Friction is present only when there is contact between surfaces and when there is either motion or a tendency for motion.
Normal Reaction
The normal reaction, usually denoted by \( R \), is the force exerted by a surface on a particle in contact with it. This force acts perpendicular to the surface.
The magnitude of the normal reaction depends on the forces acting on the particle and the orientation of the surface.
Coefficient of Friction
The coefficient of friction, denoted by \( \mu \), is a dimensionless constant that depends on the nature of the two surfaces in contact.
When a particle is moving, the frictional force has a constant magnitude given by
\( F = \mu R \)
This frictional force always acts in the direction opposite to the motion of the particle.
Direction of Friction
To determine the direction of friction:
- Assume a direction of motion
- Friction acts in the opposite direction
In exam questions, it is often useful to state the assumed direction of motion clearly before resolving forces.

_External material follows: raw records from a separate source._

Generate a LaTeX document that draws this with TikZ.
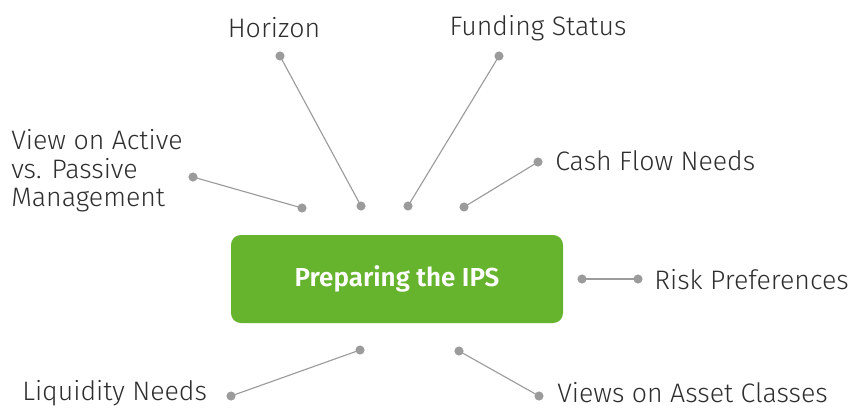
\documentclass[tikz,border=0pt]{standalone}
\usepackage{fontspec}
\setmainfont{Fira Sans}[UprightFont=* Light, BoldFont=* SemiBold]
\usepackage{tikz}
\usetikzlibrary{positioning}
\usetikzlibrary{calc}
\definecolor{ipsGreen}{HTML}{66B32E}
\definecolor{linkGray}{HTML}{9B9B9B}
\definecolor{labelGray}{HTML}{2E2E2E}
\tikzset{
    dot/.style={circle,fill=linkGray,inner sep=0pt,minimum size=6.5pt},
    lbl/.style={text=labelGray,font=\fontsize{19}{20.3}\selectfont,inner sep=0pt},
    link/.style={draw=linkGray,line width=0.8pt},
  }
\begin{document}
\begin{tikzpicture}[x=0.025cm,y=-0.025cm]
  \useasboundingbox (0,0) rectangle (852,410);
  % centre box
  \node[fill=ipsGreen,rounded corners=7pt,minimum width=332*0.025cm,minimum height=88*0.025cm,
        text=white,font=\bfseries\fontsize{18.5}{21}\selectfont] (ips) at (397,279) {Preparing the IPS};

  % labels
  \node[lbl] (hor) at (274,28) {Horizon};
  \node[lbl] (fund) at (538,28) {Funding Status};
  \node[lbl,anchor=west] (cash) at (555,161) {Cash Flow Needs};
  \node[lbl,anchor=west] (risk) at (654,280) {Risk Preferences};
  \node[lbl,anchor=west] (asset) at (557,393) {Views on Asset Classes};
  \node[lbl,anchor=west] (liq) at (22,393) {Liquidity Needs};
  \node[lbl,anchor=west,align=left] (act) at (11,171) {View on Active\\vs. Passive\\Management};

  % dots
  \node[dot] (hor1) at (280,56) {};   \node[dot] (hor2) at (361,206) {};
  \node[dot] (fund1) at (499,56) {};  \node[dot] (fund2) at (408,206) {};
  \node[dot] (cash1) at (538,162) {}; \node[dot] (cash2) at (464,207) {};
  \node[dot] (risk1) at (582,279) {}; \node[dot] (risk2) at (638,279) {};
  \node[dot] (asset1) at (459,351) {};\node[dot] (asset2) at (539,396) {};
  \node[dot] (liq1) at (231,396) {};  \node[dot] (liq2) at (360,350) {};
  \node[dot] (act1) at (193,177) {};  \node[dot] (act2) at (302,208) {};

  % connectors
  \foreach \n in {hor,fund,cash,risk,asset,liq,act}
    \path[link] (\n1.center) -- (\n2.center);
\end{tikzpicture}
\end{document}
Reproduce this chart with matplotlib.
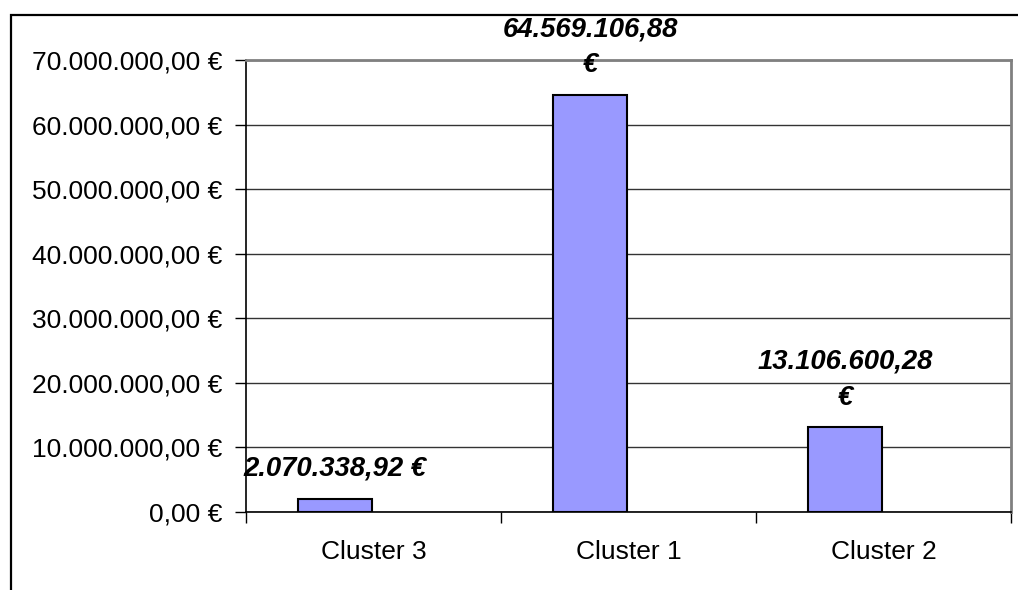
import matplotlib.pyplot as plt
from matplotlib.patches import Rectangle
import numpy as np

plt.rcParams['font.family'] = ['Liberation Sans', 'DejaVu Sans']

# data
clusters = ['Cluster 3', 'Cluster 1', 'Cluster 2']
amounts = [2070338.92, 64569106.88, 13106600.28]
label_wrap = [False, True, True]
y_ticks = [0, 10e6, 20e6, 30e6, 40e6, 50e6, 60e6, 70e6]


def euro(v):
    s = '{:,.2f}'.format(v)
    s = s.replace(',', 'X').replace('.', ',').replace('X', '.')
    return s + ' €'


fig = plt.figure(figsize=(10.18, 5.90), dpi=100)
ax = fig.add_axes([246 / 1018, 1 - 512 / 590, (1011 - 246) / 1018, (512 - 60) / 590])

# outer frame (cut off at right / bottom like the original)
fig.patches.append(Rectangle((11 / 1018, -0.2), 1.2, 1.2 - 15 / 590,
                             transform=fig.transFigure, fill=False,
                             edgecolor='black', linewidth=1.6))

x = np.arange(len(clusters))
bars = ax.bar(x + 0.205, amounts, width=0.29, align='edge',
              color='#9999FF', edgecolor='black', linewidth=1.5, zorder=3)

for b, v, w in zip(bars, amounts, label_wrap):
    txt = euro(v)
    if w:
        txt = txt.replace(' €', '\n€')
    ax.annotate(txt, (b.get_x() + b.get_width() / 2, v),
                xytext=(0, 12), textcoords='offset points',
                ha='center', va='bottom', fontsize=19.8,
                fontweight='bold', fontstyle='italic',
                linespacing=1.5, annotation_clip=False)

ax.set_xlim(0, 3)
ax.set_ylim(0, 70e6)
ax.set_yticks(y_ticks)
ax.set_yticklabels([euro(t) for t in y_ticks])
ax.yaxis.grid(True, color='#333333', linewidth=1.0, zorder=0)

# category boundaries carry the tick marks, labels sit in the middle
ax.set_xticks([0, 1, 2, 3])
ax.set_xticklabels([])
ax.set_xticks(x + 0.5, minor=True)
ax.set_xticklabels(clusters, minor=True)
ax.tick_params(axis='x', which='major', length=8, width=1, direction='out')
ax.tick_params(axis='x', which='minor', length=0, pad=20, labelsize=19)
ax.tick_params(axis='y', length=8, width=1, direction='out', pad=9, labelsize=19)

ax.spines['left'].set_color('black')
ax.spines['bottom'].set_color('black')
ax.spines['left'].set_linewidth(1.2)
ax.spines['bottom'].set_linewidth(1.2)
ax.spines['top'].set_color('#808080')
ax.spines['right'].set_color('#808080')
ax.spines['top'].set_linewidth(2)
ax.spines['right'].set_linewidth(2)

fig.savefig('out.png', dpi=100)
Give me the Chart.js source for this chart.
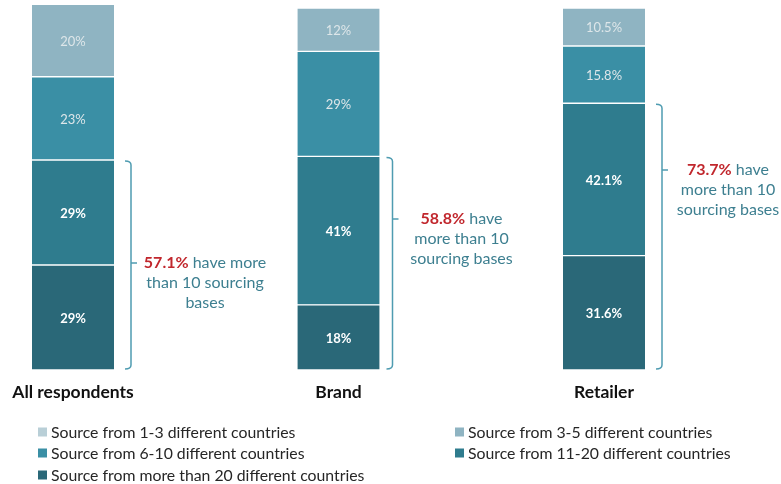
<!DOCTYPE html>
<html>
<head>
<meta charset="utf-8">
<script src="https://cdn.jsdelivr.net/npm/chart.js@4.4.1/dist/chart.umd.min.js"></script>
<style>
  html, body { margin: 0; padding: 0; background: #fff; }
  #wrap { width: 781px; height: 484px; }
</style>
</head>
<body>
<div id="wrap"><canvas id="chart" width="781" height="484"></canvas></div>
<script>
// ---- data ----
const categories = ['All respondents', 'Brand', 'Retailer'];
const seriesLabels = [
    'Source from 1-3 different countries',
    'Source from 3-5 different countries',
    'Source from 6-10 different countries',
    'Source from 11-20 different countries',
    'Source from more than 20 different countries'
];
const from1to3 = [null, null, null];
const from3to5 = [20, 12, 10.5];
const from6to10 = [23, 29, 15.8];
const from11to20 = [29, 41, 42.1];
const over20 = [29, 18, 31.6];
const shareOver10 = ['57.1%', '58.8%', '73.7%'];
const noteLines = [
    ['have more', 'than 10 sourcing', 'bases'],
    ['have', 'more than 10', 'sourcing bases'],
    ['have', 'more than 10', 'sourcing bases']
];

// ---- style ----
const seriesColors = ['#b9cfd7', '#8fb4c2', '#3a8fa5', '#2f7c8e', '#2a6878'];
const BAR_W = 82;
const bracketGap = [17, 13, 17];      // px right of bar edge
const tickAt = [0.51, 0.71, 0.75];    // where the bracket's nose sits (0 = bottom)
const noteOffset = [74, 69, 66];      // text centre, px right of bracket

function makeSet(i, data, strong) {
    return {
        label: seriesLabels[i],
        data: data,
        backgroundColor: seriesColors[i],
        borderColor: '#ffffff',
        borderWidth: { top: 1, bottom: 1, left: 0, right: 0 },
        borderSkipped: false,
        barThickness: BAR_W,
        clip: false,
        strongLabel: strong
    };
}

// stacked bottom -> top
const datasets = [
    makeSet(4, over20, true),
    makeSet(3, from11to20, true),
    makeSet(2, from6to10, false),
    makeSet(1, from3to5, false),
    makeSet(0, from1to3, false)
];

const segmentLabels = {
    id: 'segmentLabels',
    afterDatasetsDraw(chart) {
        const ctx = chart.ctx;
        ctx.save();
        ctx.textAlign = 'center';
        ctx.textBaseline = 'middle';
        chart.data.datasets.forEach((ds, di) => {
            const meta = chart.getDatasetMeta(di);
            meta.data.forEach((bar, i) => {
                const v = ds.data[i];
                if (v == null) return;
                ctx.font = (ds.strongLabel ? 'bold ' : '') + '13px Lato';
                ctx.fillStyle = ds.strongLabel ? '#ffffff' : '#dde6e9';
                ctx.fillText(v + '%', bar.x, (bar.y + bar.base) / 2 + 1);
            });
        });
        ctx.restore();
    }
};

const brackets = {
    id: 'brackets',
    afterDatasetsDraw(chart) {
        const { ctx, scales: { x, y } } = chart;
        ctx.save();
        categories.forEach((c, i) => {
            const top = y.getPixelForValue(over20[i] + from11to20[i]) + 1;
            const bottom = y.getPixelForValue(0) - 1;
            const bx = x.getPixelForValue(i) + BAR_W / 2 + bracketGap[i];
            const ty = Math.round(bottom - (bottom - top) * tickAt[i]);

            ctx.strokeStyle = '#4f9cb1';
            ctx.lineWidth = 1.5;
            ctx.beginPath();
            ctx.moveTo(bx - 6, top);
            ctx.quadraticCurveTo(bx, top, bx, top + 4);
            ctx.lineTo(bx, bottom - 4);
            ctx.quadraticCurveTo(bx, bottom, bx - 6, bottom);
            ctx.moveTo(bx, ty);
            ctx.lineTo(bx + 6, ty);
            ctx.stroke();

            const cx = bx + noteOffset[i];
            ctx.textBaseline = 'middle';
            ctx.textAlign = 'left';
            noteLines[i].forEach((line, k) => {
                const ly = ty + k * 20;
                if (k === 0) {
                    ctx.font = 'bold 16px Lato';
                    const w1 = ctx.measureText(shareOver10[i]).width;
                    ctx.font = '16px Lato';
                    const rest = ' ' + line;
                    const w2 = ctx.measureText(rest).width;
                    const sx = cx - (w1 + w2) / 2;
                    ctx.font = 'bold 16px Lato';
                    ctx.fillStyle = '#c1272d';
                    ctx.fillText(shareOver10[i], sx, ly);
                    ctx.font = '16px Lato';
                    ctx.fillStyle = '#3d7f90';
                    ctx.fillText(rest, sx + w1, ly);
                } else {
                    ctx.font = '16px Lato';
                    ctx.fillStyle = '#3d7f90';
                    const w = ctx.measureText(line).width;
                    ctx.fillText(line, cx - w / 2, ly);
                }
            });
        });
        ctx.restore();
    }
};

const twoColLegend = {
    id: 'twoColLegend',
    afterDraw(chart) {
        const ctx = chart.ctx;
        const colX = [38, 455];
        const rowY = [432, 453, 475];
        ctx.save();
        ctx.font = '15.8px Lato';
        ctx.textBaseline = 'middle';
        ctx.textAlign = 'left';
        seriesLabels.forEach((label, k) => {
            const lx = colX[k % 2];
            const ly = rowY[Math.floor(k / 2)];
            ctx.fillStyle = seriesColors[k];
            ctx.fillRect(lx, ly - 4.5, 9, 9);
            ctx.fillStyle = '#262626';
            ctx.fillText(label, lx + 13, ly + 1);
        });
        ctx.restore();
    }
};

function draw() {
    new Chart(document.getElementById('chart'), {
        type: 'bar',
        data: { labels: categories, datasets: datasets },
        options: {
            responsive: false,
            animation: false,
            devicePixelRatio: 1,
            layout: { padding: { left: 73, right: 177, top: 8, bottom: 69 } },
            plugins: {
                legend: { display: false },
                tooltip: { enabled: false }
            },
            scales: {
                x: {
                    stacked: true,
                    offset: false,
                    grid: { display: false, drawTicks: false },
                    border: { display: false },
                    ticks: {
                        padding: 12,
                        color: '#111111',
                        maxRotation: 0,
                        autoSkip: false,
                        font: { family: 'Lato', size: 17.5, weight: 'bold' }
                    }
                },
                y: {
                    stacked: true,
                    display: false,
                    min: 0,
                    max: 100
                }
            }
        },
        plugins: [segmentLabels, brackets, twoColLegend]
    });
}

Promise.all([
    document.fonts.load('16px Lato'),
    document.fonts.load('bold 16px Lato')
]).then(draw, draw);
</script>
</body>
</html>
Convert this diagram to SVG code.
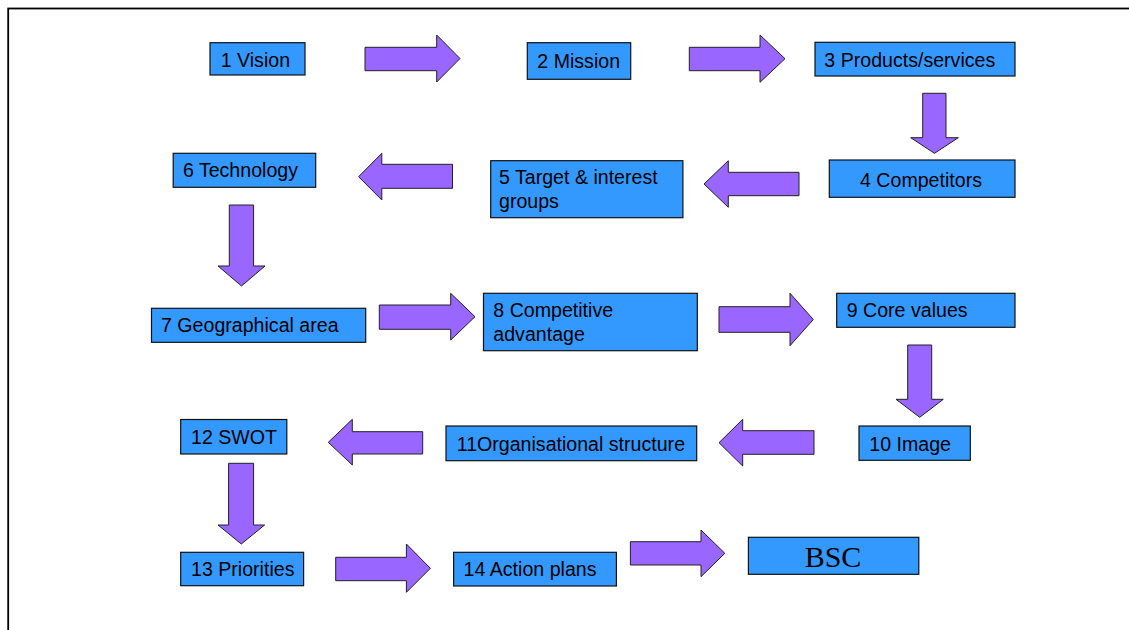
<svg xmlns="http://www.w3.org/2000/svg" width="1129" height="630" viewBox="0 0 1129 630">
  <style>
    .box { fill: #3399FF; stroke: #111; stroke-width: 1.2; }
    .lbl { font-family: "Liberation Sans", Arial, sans-serif; font-size: 19.6px; fill: #000; }
    .big { font-family: "Liberation Serif", "Times New Roman", serif; font-size: 30px; fill: #000; }
    .arrow { fill: #9966FF; stroke: #222; stroke-width: 1; stroke-linejoin: miter; }
  </style>
  <rect x="0" y="0" width="1129" height="630" fill="#fff"/>
  <!-- page frame -->
  <rect x="8.2" y="8.5" width="1200" height="700" fill="none" stroke="#000" stroke-width="1.8"/>

  <g id="connectors">
    <polygon class="arrow" points="365,47.3 436.7,47.3 436.7,35 460,58.5 436.7,82 436.7,70.7 365,70.7"/>
    <polygon class="arrow" points="689.3,47.3 760,47.3 760,35 785,58.7 760,82.3 760,70.7 689.3,70.7"/>
    <polygon class="arrow" points="922.7,93.3 946,93.3 946,137.7 958.3,137.7 934.5,153.3 910.7,137.7 922.7,137.7"/>
    <polygon class="arrow" points="799,172.3 728.3,172.3 728.3,160.7 704,184 728.3,207.3 728.3,195.7 799,195.7"/>
    <polygon class="arrow" points="452.5,164.3 381.8,164.3 381.8,153.3 358.6,176.7 381.8,200 381.8,188.3 452.5,188.3"/>
    <polygon class="arrow" points="229.3,205 253.6,205 253.6,266 265,266 241.5,286 218,266 229.3,266"/>
    <polygon class="arrow" points="379.3,305 450.7,305 450.7,293.3 475,316.7 450.7,340 450.7,329.3 379.3,329.3"/>
    <polygon class="arrow" points="719,306.7 790,306.7 790,293.3 813.3,319.5 790,345.7 790,332.3 719,332.3"/>
    <polygon class="arrow" points="907.7,345 931.7,345 931.7,399.3 943.3,399.3 919.7,417.3 896,399.3 907.7,399.3"/>
    <polygon class="arrow" points="814,430.7 742.7,430.7 742.7,419.3 719,442.7 742.7,466 742.7,454.3 814,454.3"/>
    <polygon class="arrow" points="422.7,431.7 352.3,431.7 352.3,419.3 328.3,442.3 352.3,465 352.3,454 422.7,454"/>
    <polygon class="arrow" points="228.6,463.3 253.6,463.3 253.6,525 264.6,525 241.3,544 218,525 228.6,525"/>
    <polygon class="arrow" points="335.7,557.3 406.4,557.3 406.4,544 430.4,568.3 406.4,592.3 406.4,580.7 335.7,580.7"/>
    <polygon class="arrow" points="630.4,541.7 701,541.7 701,530 724.8,553.3 701,576.7 701,565 630.4,565"/>
  </g>

  <g id="n1"><rect class="box" x="210" y="42.7" width="95" height="32.3"/><text class="lbl" x="220.7" y="67">1 Vision</text></g>
  <g id="n2"><rect class="box" x="527.3" y="42.7" width="103.4" height="36.6"/><text class="lbl" x="537.3" y="68">2 Mission</text></g>
  <g id="n3"><rect class="box" x="815" y="42.3" width="200" height="33.7"/><text class="lbl" x="824.3" y="66.5">3 Products/services</text></g>
  <g id="n4"><rect class="box" x="829.3" y="160" width="185.7" height="37.3"/><text class="lbl" x="860" y="186.5">4 Competitors</text></g>
  <g id="n5"><rect class="box" x="490.7" y="160.7" width="192.2" height="57"/><text class="lbl" x="499" y="184.3">5 Target &amp; interest</text><text class="lbl" x="499" y="208.3">groups</text></g>
  <g id="n6"><rect class="box" x="173.2" y="153.3" width="142.5" height="34"/><text class="lbl" x="182.9" y="177">6 Technology</text></g>
  <g id="n7"><rect class="box" x="151.5" y="308.3" width="214.2" height="34"/><text class="lbl" x="161" y="332">7 Geographical area</text></g>
  <g id="n8"><rect class="box" x="483.5" y="293.3" width="213.8" height="57.4"/><text class="lbl" x="493.3" y="316.8">8 Competitive</text><text class="lbl" x="493.3" y="340.8">advantage</text></g>
  <g id="n9"><rect class="box" x="836.7" y="293.3" width="178.3" height="34"/><text class="lbl" x="846.7" y="317">9 Core values</text></g>
  <g id="n10"><rect class="box" x="859" y="426" width="111.3" height="34.3"/><text class="lbl" x="869.3" y="451">10 Image</text></g>
  <g id="n11"><rect class="box" x="446" y="426" width="250.7" height="34.7"/><text class="lbl" x="456.7" y="450.5">11Organisational structure</text></g>
  <g id="n12"><rect class="box" x="180.7" y="419.5" width="106.1" height="34.5"/><text class="lbl" x="191" y="443.6">12 SWOT</text></g>
  <g id="n13"><rect class="box" x="180.7" y="552.3" width="122.9" height="33.4"/><text class="lbl" x="191" y="576.3">13 Priorities</text></g>
  <g id="n14"><rect class="box" x="453.6" y="552.3" width="162.8" height="33.7"/><text class="lbl" x="463.6" y="576.3">14 Action plans</text></g>
  <g id="bsc"><rect class="box" x="748.4" y="537.3" width="170.4" height="37"/><text class="big" x="833" y="567.3" text-anchor="middle">BSC</text></g>
</svg>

Applying Newton’s Second Law with Friction
When a particle moves on a rough surface, Newton’s Second Law is applied along the line of motion, taking friction into account.
The typical steps are:
- Draw a clear free body diagram
- Resolve forces parallel and perpendicular to the surface
- Use \( F = \mu R \) for the frictional force
- Apply \( F = ma \) along the direction of motion
Example :
A particle of mass \( 5 \) kg moves on a rough horizontal surface. The coefficient of friction between the particle and the surface is \( 0.3 \). Find the magnitude of the frictional force.
▶️ Answer/Explanation
On a horizontal surface, the normal reaction equals the weight:
\( R = 5g \)
Using \( F = \mu R \):
\( F = 0.3 \times 5g = 1.5g \)
Conclusion: The frictional force has magnitude \( 1.5g \) N and acts opposite to the motion.
Example :
A block of mass \( 4 \) kg is pulled along a rough horizontal surface by a horizontal force of \( 20 \) N. The coefficient of friction is \( 0.25 \). Find the acceleration of the block.
▶️ Answer/Explanation
Normal reaction:
\( R = 4g \)
Frictional force:
\( F = 0.25 \times 4g = g \)
Resultant force in the direction of motion:
\( 20 – g \)
Applying Newton’s Second Law:
\( 20 – g = 4a \)
Conclusion: The acceleration of the block is \( \dfrac{20 – g}{4} \,\text{m s}^{-2} \).